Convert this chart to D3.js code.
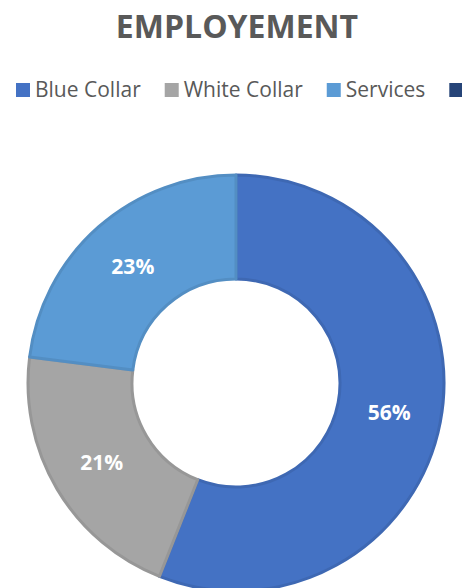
<!DOCTYPE html>
<html>
<head>
<meta charset="utf-8">
<script src="https://cdn.jsdelivr.net/npm/d3@7"></script>
<style>
  html, body { margin: 0; padding: 0; background: #fff; overflow: hidden; }
  svg { display: block; }
</style>
</head>
<body>
<svg id="chart" width="462" height="588"></svg>
<script>
const title = "EMPLOYEMENT";
const categories = ["Blue Collar", "White Collar", "Services", "Others"];
const values = [56, 21, 23, 0];
const colors = ["#4472C4", "#A5A5A5", "#5B9BD5", "#264478"];

const svg = d3.select("#chart");
const W = 462, H = 588;
const cx = 236, cy = 383, rOuter = 208, rInner = 104;

svg.append("text")
  .attr("x", 237).attr("y", 38)
  .attr("text-anchor", "middle")
  .attr("font-family", "'Open Sans', sans-serif")
  .attr("font-weight", "bold")
  .attr("font-size", 32)
  .attr("fill", "#595959")
  .text(title);

// legend (the last entry's text lies beyond the right edge, as in the reference)
const legend = svg.append("g");
let lx = 16;
categories.forEach((c, i) => {
  legend.append("rect")
    .attr("x", lx).attr("y", 83).attr("width", 14).attr("height", 14)
    .attr("fill", colors[i]);
  if (lx + 19 < W - 20) {
    const t = legend.append("text")
      .attr("x", lx + 19).attr("y", 97)
      .attr("font-family", "'Open Sans', sans-serif")
      .attr("font-size", 21)
      .attr("fill", "#595959")
      .text(c);
    lx += 19 + t.node().getComputedTextLength() + 24;
  }
});

const color = d3.scaleOrdinal().domain(categories).range(colors);
const data = categories.map((c, i) => ({ name: c, value: values[i] }));
const pie = d3.pie().value(d => d.value).sort(null);
const arc = d3.arc().innerRadius(rInner).outerRadius(rOuter);
const arcs = pie(data);

const g = svg.append("g").attr("transform", `translate(${cx},${cy})`);
g.selectAll("path.slice")
  .data(arcs.filter(d => d.data.value > 0))
  .join("path")
  .attr("class", "slice")
  .attr("d", arc)
  .attr("fill", d => color(d.data.name))
  .attr("stroke", d => d3.color(color(d.data.name)).darker(0.25))
  .attr("stroke-width", 3)
  .attr("stroke-linejoin", "round");

g.selectAll("text.lbl")
  .data(arcs.filter(d => d.data.value > 0))
  .join("text")
  .attr("class", "lbl")
  .attr("transform", d => `translate(${arc.centroid(d)})`)
  .attr("text-anchor", "middle")
  .attr("dy", "0.36em")
  .attr("font-family", "'Open Sans', sans-serif")
  .attr("font-weight", "bold")
  .attr("font-size", 21)
  .attr("fill", "#ffffff")
  .text(d => d.data.value + "%");
</script>
</body>
</html>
----------------------------------------
*TASK BRIEF*. Repeat the data exactly, without the pictures.

*TASK ANSWER*.
Convert this chart to D3.js code.
<!DOCTYPE html>
<html>
<head>
<meta charset="utf-8">
<script src="https://cdn.jsdelivr.net/npm/d3@7"></script>
<style>
  html, body { margin: 0; padding: 0; background: #fff; overflow: hidden; }
  svg { display: block; }
</style>
</head>
<body>
<svg id="chart" width="462" height="588"></svg>
<script>
const title = "EMPLOYEMENT";
const categories = ["Blue Collar", "White Collar", "Services", "Others"];
const values = [56, 21, 23, 0];
const colors = ["#4472C4", "#A5A5A5", "#5B9BD5", "#264478"];

const svg = d3.select("#chart");
const W = 462, H = 588;
const cx = 236, cy = 383, rOuter = 208, rInner = 104;

svg.append("text")
  .attr("x", 237).attr("y", 38)
  .attr("text-anchor", "middle")
  .attr("font-family", "'Open Sans', sans-serif")
  .attr("font-weight", "bold")
  .attr("font-size", 32)
  .attr("fill", "#595959")
  .text(title);

// legend (the last entry's text lies beyond the right edge, as in the reference)
const legend = svg.append("g");
let lx = 16;
categories.forEach((c, i) => {
  legend.append("rect")
    .attr("x", lx).attr("y", 83).attr("width", 14).attr("height", 14)
    .attr("fill", colors[i]);
  if (lx + 19 < W - 20) {
    const t = legend.append("text")
      .attr("x", lx + 19).attr("y", 97)
      .attr("font-family", "'Open Sans', sans-serif")
      .attr("font-size", 21)
      .attr("fill", "#595959")
      .text(c);
    lx += 19 + t.node().getComputedTextLength() + 24;
  }
});

const color = d3.scaleOrdinal().domain(categories).range(colors);
const data = categories.map((c, i) => ({ name: c, value: values[i] }));
const pie = d3.pie().value(d => d.value).sort(null);
const arc = d3.arc().innerRadius(rInner).outerRadius(rOuter);
const arcs = pie(data);

const g = svg.append("g").attr("transform", `translate(${cx},${cy})`);
g.selectAll("path.slice")
  .data(arcs.filter(d => d.data.value > 0))
  .join("path")
  .attr("class", "slice")
  .attr("d", arc)
  .attr("fill", d => color(d.data.name))
  .attr("stroke", d => d3.color(color(d.data.name)).darker(0.25))
  .attr("stroke-width", 3)
  .attr("stroke-linejoin", "round");

g.selectAll("text.lbl")
  .data(arcs.filter(d => d.data.value > 0))
  .join("text")
  .attr("class", "lbl")
  .attr("transform", d => `translate(${arc.centroid(d)})`)
  .attr("text-anchor", "middle")
  .attr("dy", "0.36em")
  .attr("font-family", "'Open Sans', sans-serif")
  .attr("font-weight", "bold")
  .attr("font-size", 21)
  .attr("fill", "#ffffff")
  .text(d => d.data.value + "%");
</script>
</body>
</html>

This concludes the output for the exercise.